Communism and Christianity both share this feature, but you will also find the same thinking in science and capitalism as well, but here we have not yet seen the implementation of final solutions on the scale that can be seen with Communism and Christianity (although they are all bound together in ways that I will one day come around to explaining). But there is still time for this!

The influence of science in government is growing, and in a most undemocratic way, and one only has to read the pronouncements of the current (unelected) incumbent to the position of Chief Scientific Advisor (her name is Anne Glover) to the President of the European Commission, to realise that those who have discovered the sole truth are once again gaining influence and power, and using this to spread their dogma. As I have said before, it is not the obvious extremists that one should be wary of, but those like scientists, whom, subscribing to the science delusion, come forth saying what may seem to be reasonable things.

My position on the matter of solutions is that the problems of the world are far too complicated to be amenable to such a simple, European approach. I believe also that, the world has had enough of solutions, and that it is time to adopt a different approach that reflects the true complexity of the challenges that we now face. And this new approach is based on an eastern understanding that there are in fact many truths, and the pursuit of a single truth, is to embrace an ideology, a dogma, which if you care to look very closely, is what many people do. Scientists, along with engineers, technologists, and free-market advocates, are the most notable examples of this in the western world.

What I seek to create are processes whereby all peoples can engage in the discovery and understanding of the elements that create our unsustainable civilisation, and to then begin to explore and experiment with the means of changing behaviours, lifestyles etc. And in doing so my aim is to liberate people from the imposed definition of problems and solutions that come from those with vested interested, and to bring about, in a peaceful non-ideological way, profound structural changes.

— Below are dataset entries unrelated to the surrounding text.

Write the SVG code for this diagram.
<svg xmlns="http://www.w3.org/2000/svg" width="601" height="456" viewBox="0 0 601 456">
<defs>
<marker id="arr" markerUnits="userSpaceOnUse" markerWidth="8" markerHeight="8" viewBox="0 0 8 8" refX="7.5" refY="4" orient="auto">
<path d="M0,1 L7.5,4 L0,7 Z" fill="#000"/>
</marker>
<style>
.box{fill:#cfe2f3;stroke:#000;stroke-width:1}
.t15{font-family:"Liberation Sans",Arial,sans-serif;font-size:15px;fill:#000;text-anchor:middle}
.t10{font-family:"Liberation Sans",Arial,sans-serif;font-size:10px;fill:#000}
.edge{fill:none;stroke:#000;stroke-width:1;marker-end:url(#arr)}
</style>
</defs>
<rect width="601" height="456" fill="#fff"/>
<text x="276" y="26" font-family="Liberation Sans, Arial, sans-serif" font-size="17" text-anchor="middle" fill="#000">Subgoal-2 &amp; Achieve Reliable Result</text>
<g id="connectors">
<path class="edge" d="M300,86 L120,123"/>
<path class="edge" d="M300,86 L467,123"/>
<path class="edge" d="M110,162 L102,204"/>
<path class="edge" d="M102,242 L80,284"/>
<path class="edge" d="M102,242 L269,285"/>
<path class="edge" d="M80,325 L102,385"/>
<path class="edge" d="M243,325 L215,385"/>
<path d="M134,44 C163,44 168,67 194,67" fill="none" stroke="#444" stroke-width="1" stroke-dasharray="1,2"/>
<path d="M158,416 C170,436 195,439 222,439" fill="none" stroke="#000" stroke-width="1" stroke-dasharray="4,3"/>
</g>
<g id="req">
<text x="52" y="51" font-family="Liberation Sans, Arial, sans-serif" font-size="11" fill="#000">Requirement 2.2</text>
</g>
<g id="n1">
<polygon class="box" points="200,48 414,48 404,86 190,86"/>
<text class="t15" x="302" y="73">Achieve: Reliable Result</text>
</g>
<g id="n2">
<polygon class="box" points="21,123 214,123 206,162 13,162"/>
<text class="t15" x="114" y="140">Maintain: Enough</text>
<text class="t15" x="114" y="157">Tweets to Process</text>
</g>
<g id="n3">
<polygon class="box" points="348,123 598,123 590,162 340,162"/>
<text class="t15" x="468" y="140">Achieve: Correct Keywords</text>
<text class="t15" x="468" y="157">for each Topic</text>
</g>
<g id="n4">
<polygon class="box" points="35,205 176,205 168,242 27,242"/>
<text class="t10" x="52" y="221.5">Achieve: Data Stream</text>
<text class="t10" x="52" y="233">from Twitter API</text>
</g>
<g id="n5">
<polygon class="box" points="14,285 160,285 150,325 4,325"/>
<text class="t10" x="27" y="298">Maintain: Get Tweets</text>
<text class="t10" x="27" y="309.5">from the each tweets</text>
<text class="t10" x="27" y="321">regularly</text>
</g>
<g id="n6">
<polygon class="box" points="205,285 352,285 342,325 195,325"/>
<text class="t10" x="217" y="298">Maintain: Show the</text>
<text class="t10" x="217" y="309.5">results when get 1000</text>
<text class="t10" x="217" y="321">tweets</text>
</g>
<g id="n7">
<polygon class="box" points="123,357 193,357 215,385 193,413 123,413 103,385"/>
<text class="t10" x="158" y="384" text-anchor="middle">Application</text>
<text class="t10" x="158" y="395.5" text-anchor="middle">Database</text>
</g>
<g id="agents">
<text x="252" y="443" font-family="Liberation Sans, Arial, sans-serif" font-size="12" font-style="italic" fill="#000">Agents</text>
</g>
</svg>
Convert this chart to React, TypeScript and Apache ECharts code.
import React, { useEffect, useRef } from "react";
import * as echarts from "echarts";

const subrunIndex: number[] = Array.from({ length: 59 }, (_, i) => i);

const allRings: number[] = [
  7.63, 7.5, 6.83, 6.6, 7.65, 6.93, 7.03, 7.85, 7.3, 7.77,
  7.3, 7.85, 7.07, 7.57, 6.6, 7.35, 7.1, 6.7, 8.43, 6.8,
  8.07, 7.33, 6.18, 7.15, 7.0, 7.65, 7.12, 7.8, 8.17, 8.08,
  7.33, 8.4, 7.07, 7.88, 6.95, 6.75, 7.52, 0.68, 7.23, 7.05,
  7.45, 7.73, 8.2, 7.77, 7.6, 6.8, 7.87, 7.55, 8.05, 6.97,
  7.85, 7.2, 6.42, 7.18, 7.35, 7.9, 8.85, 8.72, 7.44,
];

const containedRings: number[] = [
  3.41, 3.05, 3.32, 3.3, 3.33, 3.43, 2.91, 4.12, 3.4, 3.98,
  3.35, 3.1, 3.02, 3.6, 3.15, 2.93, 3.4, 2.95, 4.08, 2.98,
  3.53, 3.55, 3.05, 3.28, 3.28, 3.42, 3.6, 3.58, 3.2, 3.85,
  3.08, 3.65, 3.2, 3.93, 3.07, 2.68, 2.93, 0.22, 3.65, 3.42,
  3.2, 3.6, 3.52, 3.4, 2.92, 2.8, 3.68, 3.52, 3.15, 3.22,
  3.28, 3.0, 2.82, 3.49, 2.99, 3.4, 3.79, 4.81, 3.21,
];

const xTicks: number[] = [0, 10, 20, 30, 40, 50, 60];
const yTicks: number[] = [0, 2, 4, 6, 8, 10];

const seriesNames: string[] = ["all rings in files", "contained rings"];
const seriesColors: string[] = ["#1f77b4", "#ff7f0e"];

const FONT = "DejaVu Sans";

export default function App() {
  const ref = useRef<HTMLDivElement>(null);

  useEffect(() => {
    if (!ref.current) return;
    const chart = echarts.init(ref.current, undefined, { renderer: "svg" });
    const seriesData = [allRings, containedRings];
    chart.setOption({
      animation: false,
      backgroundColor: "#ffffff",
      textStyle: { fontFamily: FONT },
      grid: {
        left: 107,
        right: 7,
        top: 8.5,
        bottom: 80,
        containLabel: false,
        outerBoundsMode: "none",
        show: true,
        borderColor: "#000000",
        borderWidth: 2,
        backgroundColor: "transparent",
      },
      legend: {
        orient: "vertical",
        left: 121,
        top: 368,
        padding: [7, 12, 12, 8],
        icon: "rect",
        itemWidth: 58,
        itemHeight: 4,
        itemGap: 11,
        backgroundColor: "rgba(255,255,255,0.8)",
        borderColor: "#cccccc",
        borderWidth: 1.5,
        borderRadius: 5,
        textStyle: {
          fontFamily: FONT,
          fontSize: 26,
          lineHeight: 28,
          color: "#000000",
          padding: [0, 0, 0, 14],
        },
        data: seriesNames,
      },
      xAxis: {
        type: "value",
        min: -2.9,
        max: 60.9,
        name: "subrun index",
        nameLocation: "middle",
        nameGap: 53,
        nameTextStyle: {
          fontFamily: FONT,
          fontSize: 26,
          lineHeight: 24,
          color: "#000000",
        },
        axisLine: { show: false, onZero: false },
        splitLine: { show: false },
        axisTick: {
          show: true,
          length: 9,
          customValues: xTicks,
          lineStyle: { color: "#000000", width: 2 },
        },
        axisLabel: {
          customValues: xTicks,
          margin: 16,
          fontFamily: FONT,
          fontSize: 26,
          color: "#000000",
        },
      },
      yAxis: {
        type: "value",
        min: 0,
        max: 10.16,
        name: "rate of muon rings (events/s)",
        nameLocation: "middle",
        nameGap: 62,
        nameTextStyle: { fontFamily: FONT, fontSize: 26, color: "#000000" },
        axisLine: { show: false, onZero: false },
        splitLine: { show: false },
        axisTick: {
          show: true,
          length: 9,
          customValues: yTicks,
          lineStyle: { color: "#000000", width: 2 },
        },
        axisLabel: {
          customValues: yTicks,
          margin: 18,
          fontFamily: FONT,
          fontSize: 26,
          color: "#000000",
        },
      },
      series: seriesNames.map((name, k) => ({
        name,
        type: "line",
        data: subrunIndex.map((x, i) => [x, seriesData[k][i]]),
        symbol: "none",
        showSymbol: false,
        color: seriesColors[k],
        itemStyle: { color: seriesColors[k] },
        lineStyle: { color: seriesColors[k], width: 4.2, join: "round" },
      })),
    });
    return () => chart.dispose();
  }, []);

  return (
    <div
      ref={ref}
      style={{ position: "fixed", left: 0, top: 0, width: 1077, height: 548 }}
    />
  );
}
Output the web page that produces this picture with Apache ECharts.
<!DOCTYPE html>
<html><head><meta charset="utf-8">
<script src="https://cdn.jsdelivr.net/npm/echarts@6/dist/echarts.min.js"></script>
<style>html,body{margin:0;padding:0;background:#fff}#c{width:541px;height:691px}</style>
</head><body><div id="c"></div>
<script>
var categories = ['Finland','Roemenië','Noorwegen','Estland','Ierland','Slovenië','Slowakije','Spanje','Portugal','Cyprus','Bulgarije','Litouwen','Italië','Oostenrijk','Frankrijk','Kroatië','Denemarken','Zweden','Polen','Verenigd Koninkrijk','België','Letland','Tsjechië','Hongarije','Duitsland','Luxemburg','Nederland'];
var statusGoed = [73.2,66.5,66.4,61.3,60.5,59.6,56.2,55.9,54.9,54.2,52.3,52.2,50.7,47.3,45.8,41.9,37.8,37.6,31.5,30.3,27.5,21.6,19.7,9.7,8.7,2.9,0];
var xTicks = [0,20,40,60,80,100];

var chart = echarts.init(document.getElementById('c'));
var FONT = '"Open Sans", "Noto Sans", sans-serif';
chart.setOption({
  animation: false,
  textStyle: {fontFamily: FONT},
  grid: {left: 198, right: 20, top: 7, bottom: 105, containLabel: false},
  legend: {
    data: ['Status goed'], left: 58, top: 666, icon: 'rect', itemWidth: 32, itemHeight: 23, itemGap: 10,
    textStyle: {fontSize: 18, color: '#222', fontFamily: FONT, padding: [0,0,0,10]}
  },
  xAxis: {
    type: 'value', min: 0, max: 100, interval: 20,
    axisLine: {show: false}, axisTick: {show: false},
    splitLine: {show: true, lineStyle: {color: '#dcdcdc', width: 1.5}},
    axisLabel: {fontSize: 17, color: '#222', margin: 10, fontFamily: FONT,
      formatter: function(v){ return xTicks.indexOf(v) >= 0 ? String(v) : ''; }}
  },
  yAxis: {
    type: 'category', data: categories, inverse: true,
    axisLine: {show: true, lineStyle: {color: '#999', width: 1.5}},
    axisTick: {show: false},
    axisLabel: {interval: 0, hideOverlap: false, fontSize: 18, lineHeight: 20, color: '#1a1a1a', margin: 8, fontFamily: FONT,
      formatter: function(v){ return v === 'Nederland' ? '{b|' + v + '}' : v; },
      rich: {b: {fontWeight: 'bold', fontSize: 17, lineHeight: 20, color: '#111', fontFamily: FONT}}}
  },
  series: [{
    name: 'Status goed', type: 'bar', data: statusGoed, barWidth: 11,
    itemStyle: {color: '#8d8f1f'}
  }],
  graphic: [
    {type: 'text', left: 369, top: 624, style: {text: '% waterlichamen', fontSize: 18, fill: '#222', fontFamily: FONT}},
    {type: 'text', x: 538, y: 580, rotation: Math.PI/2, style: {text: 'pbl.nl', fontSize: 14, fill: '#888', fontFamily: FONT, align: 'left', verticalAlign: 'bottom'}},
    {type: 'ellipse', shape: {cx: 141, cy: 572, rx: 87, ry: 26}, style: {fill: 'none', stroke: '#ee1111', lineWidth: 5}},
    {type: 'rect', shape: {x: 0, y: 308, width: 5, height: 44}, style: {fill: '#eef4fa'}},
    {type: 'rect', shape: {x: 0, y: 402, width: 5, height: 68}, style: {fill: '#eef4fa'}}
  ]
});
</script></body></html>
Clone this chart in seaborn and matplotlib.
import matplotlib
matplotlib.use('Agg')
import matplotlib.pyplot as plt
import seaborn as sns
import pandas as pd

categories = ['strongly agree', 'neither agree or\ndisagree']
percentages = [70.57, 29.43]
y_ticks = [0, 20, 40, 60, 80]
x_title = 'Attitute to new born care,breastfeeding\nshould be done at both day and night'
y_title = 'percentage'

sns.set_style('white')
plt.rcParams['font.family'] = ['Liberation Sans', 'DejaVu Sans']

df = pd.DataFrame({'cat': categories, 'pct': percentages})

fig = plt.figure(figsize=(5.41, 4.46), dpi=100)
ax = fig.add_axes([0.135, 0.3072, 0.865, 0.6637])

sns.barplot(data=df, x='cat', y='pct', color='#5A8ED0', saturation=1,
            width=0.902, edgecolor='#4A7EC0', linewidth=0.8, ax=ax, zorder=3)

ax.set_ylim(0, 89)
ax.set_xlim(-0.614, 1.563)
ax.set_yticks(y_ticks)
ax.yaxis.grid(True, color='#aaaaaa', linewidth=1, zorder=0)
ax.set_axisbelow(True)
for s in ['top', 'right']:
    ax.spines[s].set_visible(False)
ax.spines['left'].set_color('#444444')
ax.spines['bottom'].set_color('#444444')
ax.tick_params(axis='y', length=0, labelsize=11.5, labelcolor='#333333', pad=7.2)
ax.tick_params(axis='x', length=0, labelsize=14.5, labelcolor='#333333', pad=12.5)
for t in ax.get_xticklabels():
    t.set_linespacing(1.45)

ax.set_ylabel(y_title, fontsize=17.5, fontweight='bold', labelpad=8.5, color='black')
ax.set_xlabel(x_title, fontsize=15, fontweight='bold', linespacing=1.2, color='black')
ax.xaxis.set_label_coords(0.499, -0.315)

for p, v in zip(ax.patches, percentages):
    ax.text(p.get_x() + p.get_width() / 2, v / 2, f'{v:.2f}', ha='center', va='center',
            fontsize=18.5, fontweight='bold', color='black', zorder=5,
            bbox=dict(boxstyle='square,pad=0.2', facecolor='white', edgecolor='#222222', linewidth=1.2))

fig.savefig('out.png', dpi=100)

The difference between the solutions-oriented and processes perspectives can be compared to building a new path, which is a metaphor that I use in my book A Tale of Two Deserts. The person who has discovered the truth, the sole truth, knows the destination, the place towards which the new path will take us. Socialism, Christianity, Islam, European science and technology, and capitalism all share this deterministic characteristic. It is also something that is deeply embedded in European culture.

But there is another way to build a path, and that is to acknowledge that we do not know where it should lead, and that we need to build it, one step at a time, and discover as we go which direction to take. This is not a process that Europeans find very attractive, being as they are, deterministic, and caught-up in a mind-set of control, conquest and domination. Yet in reality, most people and organisations operate in a non-deterministic way. Who at the age of 16 knew exactly what they wanted to be doing when they reached the age of 60, and among those that did know this, how many ended up doing exactly what they set out to do?

What I am trying to do through my work, is to lead people away from solutions, towards processes that will enable those who want to, to participate in the building of a new path based on the understanding that we need to change our civilisation in quite fundamental ways, but the destination can and should not be defined, for what we are embarking upon is a journey of discovery, which will most probably lead to places we would never have visited if we set off with a fixed destination in mind. And this is one of the most profound changes that we can make in our way of interacting with the world and shaping the future, and is also one way we can begin to deal with the curse of ideology and dogma, which in the end, always lead people towards anger, hatred, violence and oppression. A civilisation founded on dogma cannot be regarded as sustainable, nor will it ever be.

Art and artists have a fundamental role to play in the creation and operation of these processes, and about this I will have more to say in due course.